The festival of Holi originally started as an agricultural festival which talks about blooming season with new flowers and leaves painting the surroundings vibrant. Just like all other Hindu festivals, Holi too has its large share of mythological importance. Amazingly, different states of India have their own unique names for this festival and their own mythological significance of Holi. The three main myths related with Holi involve the Hindu deities Vishnu, Krishna and Shiva. People from various parts of the country have different tales based on each of these myths. In this article we will summarize these most amusing tales of Holi that carry a religious message along with the fun story loved by all of us.
So, let’s explore the mythological side of Holi that it carries at its roots!
Hiranyakashipu, Prahalad and Holika dahan
According to Indian mythology, the festival got its name Holi based on the legend of ‘Holika’. In Vaishnava texts, Hiranyakashipu was the king of demons, and was blessed by Lord Brahma with the boon of immortality. As his power and arrogance rose higher, he began considering himself as God and demanded people that they should worship him instead of any other divine power.
But his own son Prahlad was a true devotee of Lord Vishnu. The king tried several tricks to destroy his son’s trust in divinity but failed. When nothing worked, the cruel king ordered his sister to take young Prahalad in her lap and sit on a pyre. Holika too had a boon that fire couldn’t burn her. Prahlad followed his father’s orders as an obedient child and constantly prayed to Lord Vishnu to save him. Lord Vishnu saved Prahlad and evil Holika was burnt to death. From that day onwards, Holika dahan or burning of hoika has become the most important ritual of Holi celebrations, which marks the end of evil.
Lord Shiva and Kamdeva
According to another mythological story, Lord Shiva almost destroyed the world when he came to know about the immolation of Goddess Sati. He controlled his anger somehow but decided to renounce the world and went into deep meditation. The world became unsafe in his absence and balance on Earth soon started crumbling. Troubled with this situation, Sati took reincarnation as Goddess Parvati to try and win Lord Shiva’s heart and bring him back to the world. She tried hard to wake Lord Shiva up from his trance but all in vein.

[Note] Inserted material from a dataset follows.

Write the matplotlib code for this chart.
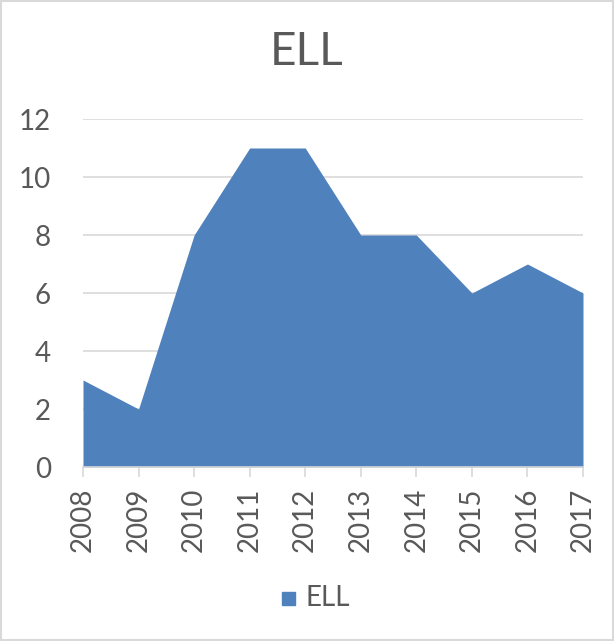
import numpy as np
import matplotlib.pyplot as plt
from matplotlib.patches import Rectangle

# ELL counts by year
years = ['2008', '2009', '2010', '2011', '2012', '2013', '2014', '2015', '2016', '2017']
ell = [3, 2, 8, 11, 11, 8, 8, 6, 7, 6]

plt.rcParams['font.family'] = ['Lato', 'DejaVu Sans']
text_col = '#595959'
fill_col = '#4F81BD'
grid_col = '#D9D9D9'

fig = plt.figure(figsize=(6.14, 6.41), dpi=100)
ax = fig.add_axes([83 / 614, 1 - 467 / 641, 500 / 614, 348 / 641])

x = np.arange(len(years))
ax.fill_between(x, 0, ell, color=fill_col, linewidth=0, zorder=2)

ax.set_xlim(0, len(years) - 1)
ax.set_ylim(0, 12)
ax.set_yticks(range(0, 13, 2))
ax.set_xticks(x)
ax.set_xticklabels(years, rotation=90)
ax.yaxis.grid(True, color=grid_col, linewidth=1.2, zorder=0)
ax.set_axisbelow(True)

for s in ['top', 'right', 'left']:
    ax.spines[s].set_visible(False)
ax.spines['bottom'].set_color(grid_col)
ax.spines['bottom'].set_linewidth(1.2)
ax.tick_params(axis='y', length=0, pad=23, labelsize=20, labelcolor=text_col)
ax.tick_params(axis='x', length=7, width=1.2, color=grid_col, pad=8,
               labelsize=20, labelcolor=text_col)

fig.text(0.5, 1 - 52 / 641, 'ELL', ha='center', va='center', fontsize=33, color=text_col)

# legend entry
fig.patches.append(Rectangle((282 / 614, 1 - 605 / 641), 13 / 614, 13 / 641,
                             transform=fig.transFigure, color=fill_col))
fig.text(306 / 614, 1 - 598 / 641, 'ELL', ha='left', va='center', fontsize=20, color=text_col)

# chart border
fig.patches.append(Rectangle((0.002, 0.002), 0.996, 0.996, transform=fig.transFigure,
                             fill=False, edgecolor='#D9D9D9', linewidth=1.5))

fig.savefig('out.png', dpi=100)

It was then that Goddess Parvati requested Kamadev, the Lord of kama and love to help her succeed in her endeavors. Kamdeva agreed and shot an arrow of love at Lord Shiva. Disturbed by such act of Kamadev, Lord Shiva got angered and opened his third eye to burn Kamadeva to ashes. It is believed said that it was the day of Holi only on which Kamadev had sacrificed his life for the well being of the Earth and heaven. Later, when Lord Shiva learnt the whole story, he forgave and granted Kamadev a boon of immortality. This mythological tale also gave birth to the tradition of offering sandalwood paste to Kamadev on Holi, to relieve his burns.

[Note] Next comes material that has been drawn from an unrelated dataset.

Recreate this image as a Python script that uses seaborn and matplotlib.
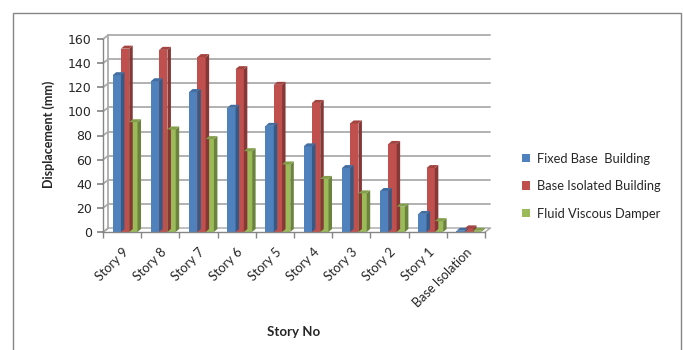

Invincible Dhundhi and crazy boys
Another popular fable is a fable of an ogress called Dhundhi. During the reign of king Prithu, there used to be a terrible ogress called Dhundhi, who loved to devour small and innocent kids. She had performed several austerities and had won several boons from that made her almost immortal. However, Lord Shiva once cursed her that she couldn’t take abuses or harsh words of crazy young boys. She had this weakness and upon learning this flaw of hers, the courageous young boys of the village decided to get rid of her forever by abusing her. They wanted to push her away out of the village forever. They drank bhang and in an intoxicated state followed Dhundi to the outskirts of the village while thrumming drums, and shouting, making loud noises and hurling insults at her. They continued this weird behavior until she left the village for good. This is the reason that even today young boys are permitted to indulge themselves in rowdiness, intoxication, use of harsh and rude words on Holi. This crazy chase of young crazy boys symbolizes children’s pranks on Holi today.

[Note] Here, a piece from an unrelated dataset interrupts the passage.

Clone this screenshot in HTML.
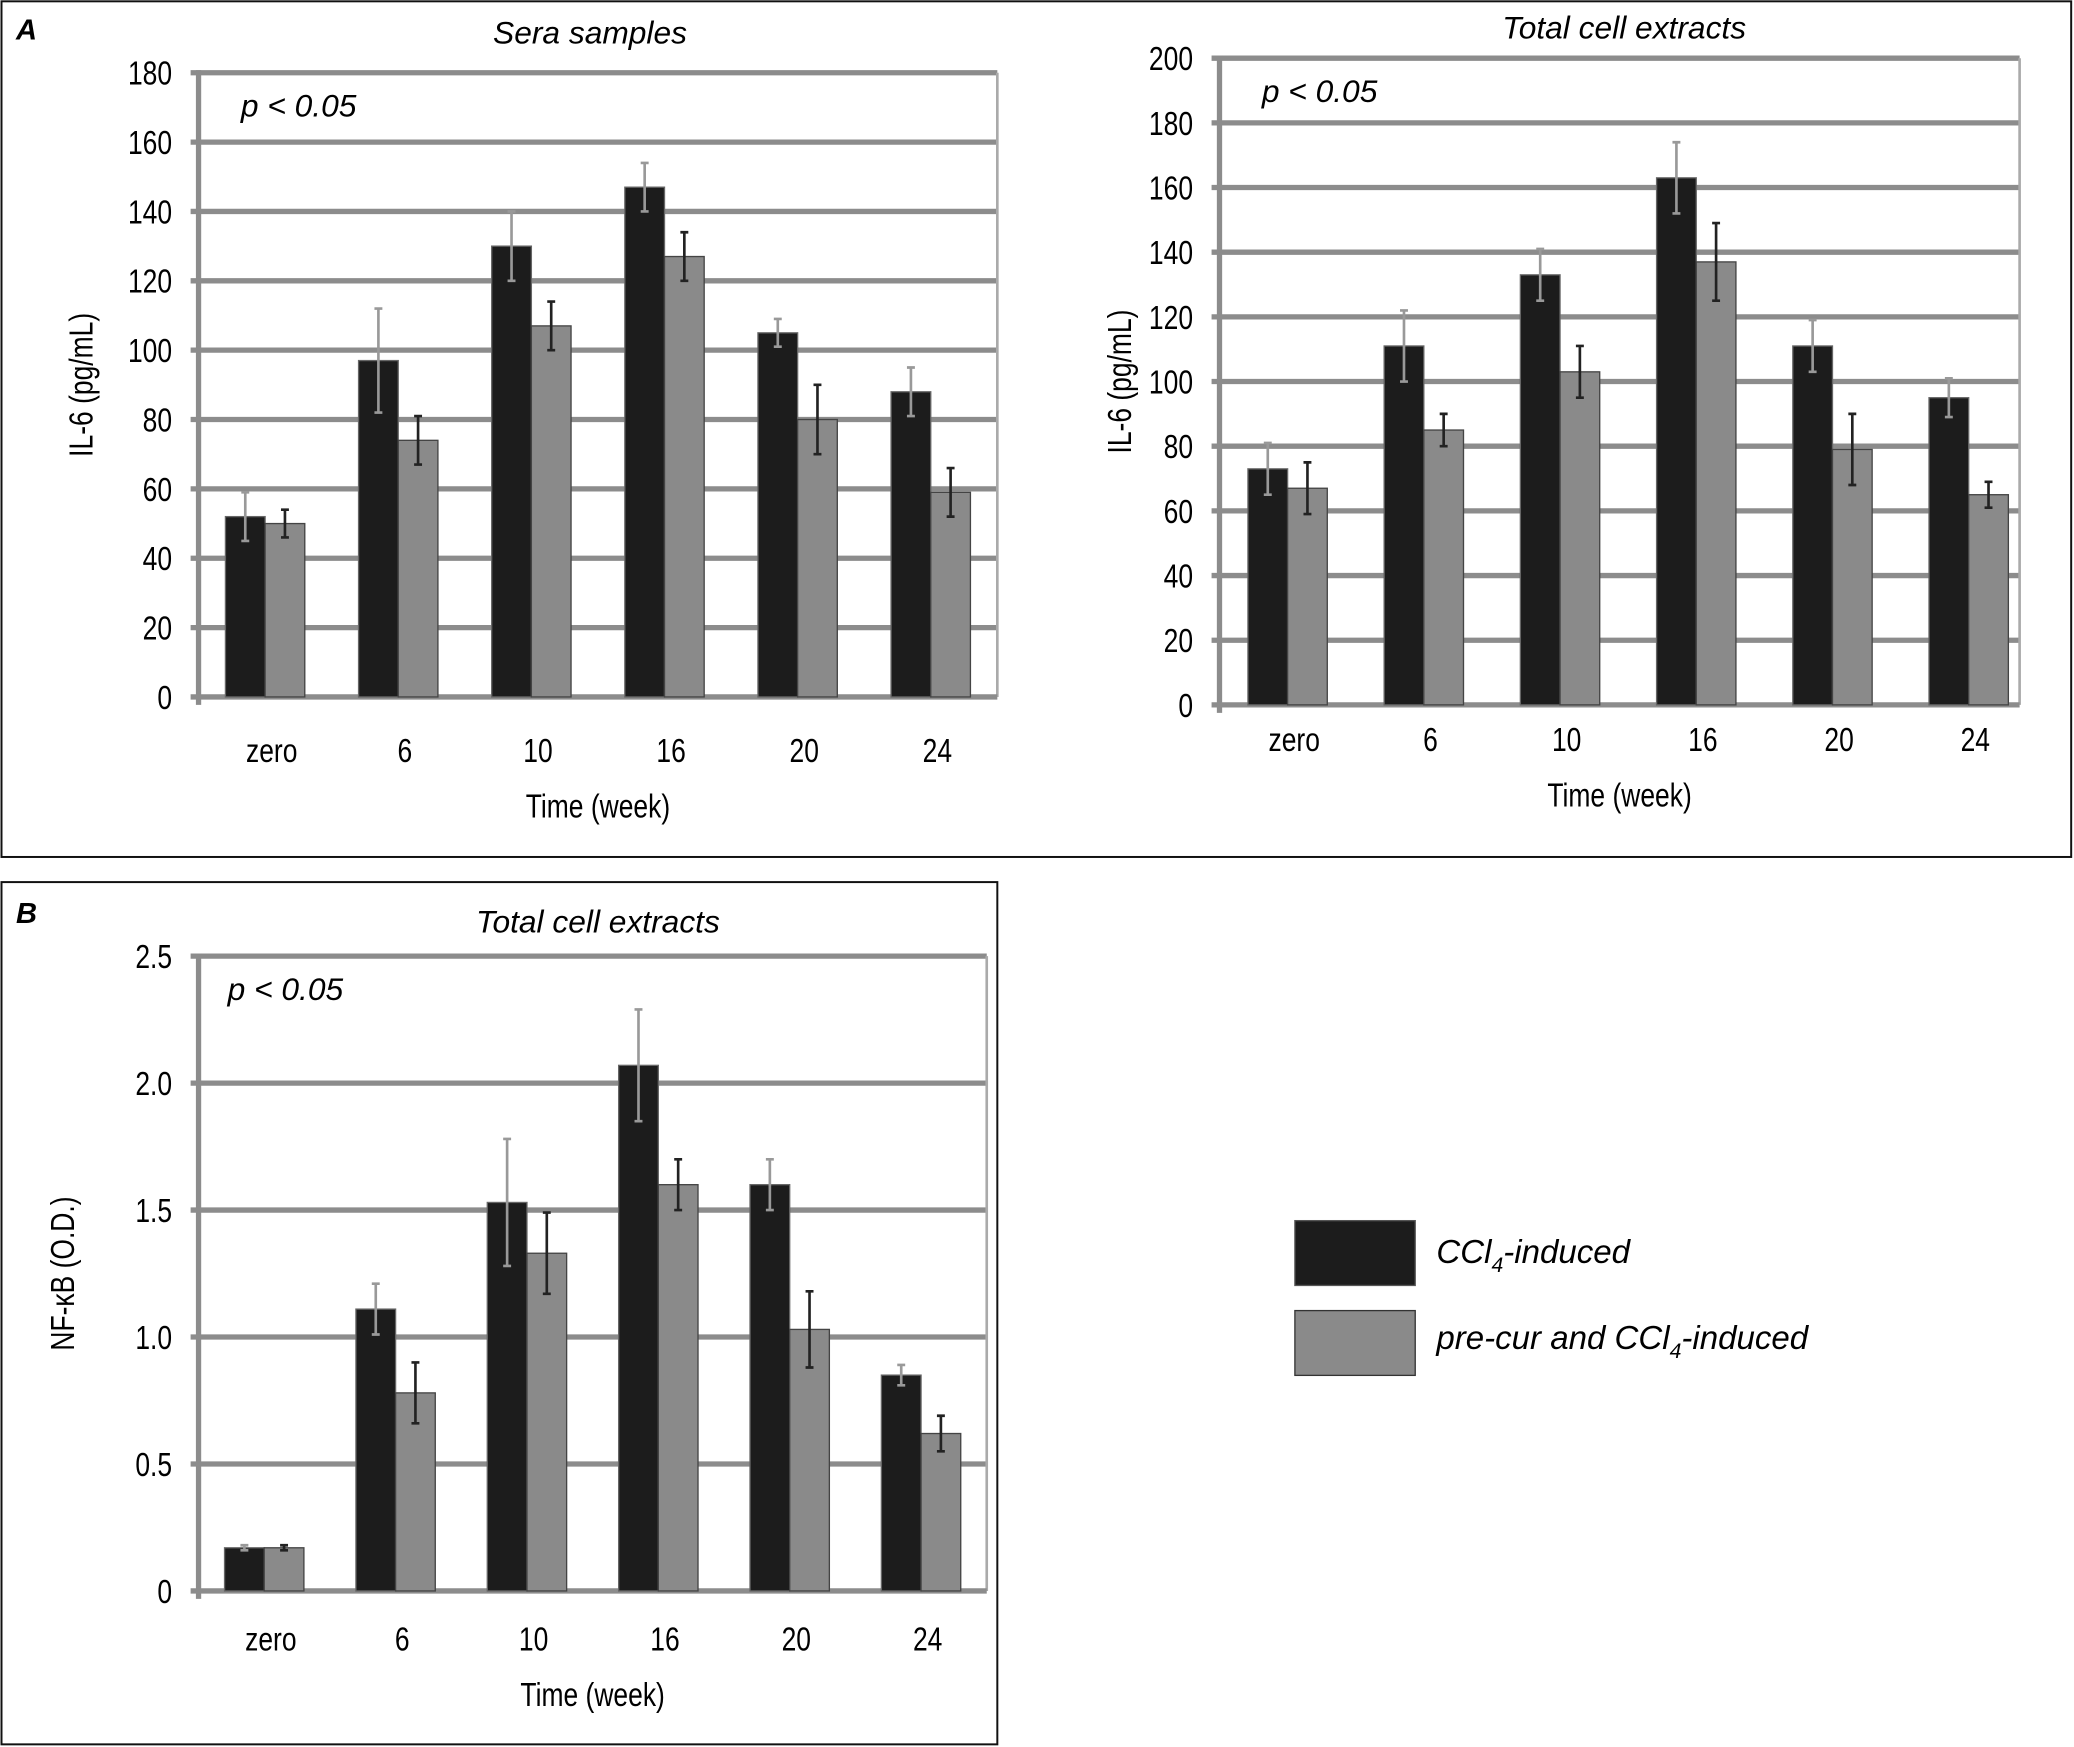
<!DOCTYPE html>
<html><head><meta charset="utf-8"><style>
html,body{margin:0;padding:0;background:#fff}
svg{display:block}
text{font-family:"Liberation Sans",sans-serif}
</style></head><body>
<svg id="s" width="2074" height="1747" viewBox="0 0 1568 1321" xmlns="http://www.w3.org/2000/svg">
<rect x="1" y="1" width="1565" height="647" fill="none" stroke="#111" stroke-width="1.5"/>
<rect x="1" y="667" width="753" height="652" fill="none" stroke="#111" stroke-width="1.5"/>
<text x="12" y="30" font-size="22" font-weight="bold" font-style="italic">A</text>
<text x="12" y="698" font-size="22" font-weight="bold" font-style="italic">B</text>
<g>
<rect x="979" y="923" width="91" height="49" fill="#1c1c1c" stroke="#555"/>
<rect x="979" y="991" width="91" height="49" fill="#8a8a8a" stroke="#333"/>
<text x="1086" y="955" font-size="25" font-style="italic">CCl<tspan font-size="16" dy="7">4</tspan><tspan dy="-7">-induced</tspan></text>
<text x="1086" y="1020" font-size="25" font-style="italic">pre-cur and CCl<tspan font-size="16" dy="7">4</tspan><tspan dy="-7">-induced</tspan></text>
</g>
</svg>
<script>
const categories = ["zero","6","10","16","20","24"];
const seraDark = [52,97,130,147,105,88];
const seraDarkErr = [7,15,10,7,4,7];
const seraGray = [50,74,107,127,80,59];
const seraGrayErr = [4,7,7,7,10,7];
const seraTicks = [0,20,40,60,80,100,120,140,160,180];
const cellDark = [73,111,133,163,111,95];
const cellDarkErr = [8,11,8,11,8,6];
const cellGray = [67,85,103,137,79,65];
const cellGrayErr = [8,5,8,12,11,4];
const cellTicks = [0,20,40,60,80,100,120,140,160,180,200];
const nfDark = [0.17,1.11,1.53,2.07,1.6,0.85];
const nfDarkErr = [0.01,0.1,0.25,0.22,0.1,0.04];
const nfGray = [0.17,0.78,1.33,1.6,1.03,0.62];
const nfGrayErr = [0.01,0.12,0.16,0.1,0.15,0.07];
const nfTicks = [0,0.5,1.0,1.5,2.0,2.5];
const nfTickLabels = ["0","0.5","1.0","1.5","2.0","2.5"];

const NS="http://www.w3.org/2000/svg";
const svg=document.getElementById('s');
function mk(tag,attrs,parent,txt){const e=document.createElementNS(NS,tag);for(const k in attrs)e.setAttribute(k,attrs[k]);if(txt!==undefined)e.textContent=txt;(parent||svg).appendChild(e);return e;}

function chart(o){
  const g=mk('g',{});
  
  
  const max=o.ticks[o.ticks.length-1];
  const y=v=>o.y0-(v/max)*(o.y0-o.y1);
  const step=(o.x1-o.x0)/categories.length;
  const cx=i=>o.x0+step*(i+0.5);
  const rb=o.rb||o.x1;
  o.ticks.forEach((t,i)=>{
    if(i>0){const l=mk('line',{x1:o.x0-6,x2:rb,y1:y(t),y2:y(t),stroke:'#8c8c8c','stroke-width':4},g);
    
    }
    const tx=mk('text',{x:o.x0-20,y:y(t)+9,'font-size':25,'text-anchor':'end',transform:`translate(${o.x0-20},0) scale(0.8,1) translate(${-(o.x0-20)},0)`},g,o.labels?o.labels[i]:String(t));
    
    
  });
  const r=mk('line',{x1:rb,x2:rb,y1:o.y1,y2:o.y0,stroke:'#aaa','stroke-width':2},g);
  
  
  const a=mk('line',{x1:o.x0,x2:o.x0,y1:o.y1-2,y2:o.y0+6,stroke:'#8c8c8c','stroke-width':4},g);
  
  
  const xa=mk('line',{x1:o.x0-6,x2:rb,y1:o.y0,y2:o.y0,stroke:'#8c8c8c','stroke-width':4},g);
  
  
  const bw=30;
  categories.forEach((c,i)=>{
    [[o.dark,o.darkErr,'#1c1c1c',-bw],[o.gray,o.grayErr,'#8a8a8a',0]].forEach(([vals,errs,col,off],k)=>{
      const v=vals[i],e=errs[i];
      const b=mk('rect',{x:cx(i)+off,y:y(v),width:bw,height:o.y0-y(v),fill:col,stroke:k?'#444':'#666','stroke-width':1},g);
      
      
      const mx=cx(i)+off+bw/2;
      const eb=mk('path',{d:`M${mx},${y(v+e)}V${y(v-e)}M${mx-3},${y(v+e)}H${mx+3}M${mx-3},${y(v-e)}H${mx+3}`,stroke:k?'#222':'#999','stroke-width':2,fill:'none'},g);
      
      
    });
    const t=mk('text',{x:0,y:0,'font-size':25,'text-anchor':'middle',transform:`translate(${cx(i)+5},${o.y0+o.tl}) scale(0.8,1)`},g,c);
    
    
  });
  const xt=mk('text',{x:0,y:0,'font-size':25,'text-anchor':'middle',transform:`translate(${(o.x0+rb)/2},${o.y0+o.tl+42}) scale(0.8,1)`},g,'Time (week)');
  
  
  const yt=mk('text',{x:0,y:0,'font-size':25,'text-anchor':'middle',transform:`translate(${o.ytx},${(o.y0+o.y1)/2}) rotate(-90) scale(0.8,1)`},g,o.ytitle);
  
  
  const ti=mk('text',{x:o.titleX,y:o.titleY,'font-size':24,'font-style':'italic','text-anchor':'middle','font-family':'DejaVu Sans, sans-serif'},g,o.title);
  
  
  const p=mk('text',{x:o.x0+(o.pdx||32),y:o.y1+33,'font-size':24,'font-style':'italic','font-family':'DejaVu Sans, sans-serif'},g,'p < 0.05');
  
  
}
chart({name:'chart-sera-il6',x0:150,x1:754,y0:527,y1:55,tl:49,ticks:seraTicks,dark:seraDark,darkErr:seraDarkErr,gray:seraGray,grayErr:seraGrayErr,ytitle:'IL-6  (pg/mL)',ytx:70,title:'Sera samples',titleX:446,titleY:33});
chart({name:'chart-cell-il6',x0:922,x1:1540,rb:1527,y0:533,y1:44,tl:35,ticks:cellTicks,dark:cellDark,darkErr:cellDarkErr,gray:cellGray,grayErr:cellGrayErr,ytitle:'IL-6  (pg/mL)',ytx:855,title:'Total cell extracts',titleX:1228,titleY:29});
chart({name:'chart-cell-nfkb',x0:150,x1:746,y0:1203,y1:723,tl:45,ticks:nfTicks,labels:nfTickLabels,dark:nfDark,darkErr:nfDarkErr,gray:nfGray,grayErr:nfGrayErr,ytitle:'NF-\u03BAB (O.D.)',ytx:56,title:'Total cell extracts',titleX:452,titleY:705,pdx:22});
</script>
</body></html>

The most favorite legend- Lord Krishna and Radha
Amongst all the mythological legends, the most popular and adorable tale is of Lord Krishna and Radha. Shri Krishna with Radha and other gopis playing Holi on the banks of the river Yamuna is one of the most loved depictions of the festival Holi. In Vrindavan and Mathura, the festival of Holi is a celebration of devotion towards Lord Krishna and his divine counterpart shri Radhe. Ancient theology states that when Lord Krishna was young, he regularly complained to mother Yashoda about his dark complexion. He used to wonder why Radha ji is has fair complexion and he has dark one. One day, he was extremely sad for this fact it was then that mother yashoda playfully suggested that he should smear any color of his choice on Radha ji’s face to change her complexion as per his choice.
Krishna ji was fascinated by the idea suggested by his mother and smeared Radha’s face with colors. It was the first introduction of modern Holi. Owing to this story, the festival of Holi is celebrated with similar mood and festivities. Even today, people smear the faces of their loved ones with bright gulal or colors and play pranks on each other. Just like radha and Krishna, lovers too sing and dance in love for each other this day. This makes us realize Shri Krishna’s Raas-leela during his time.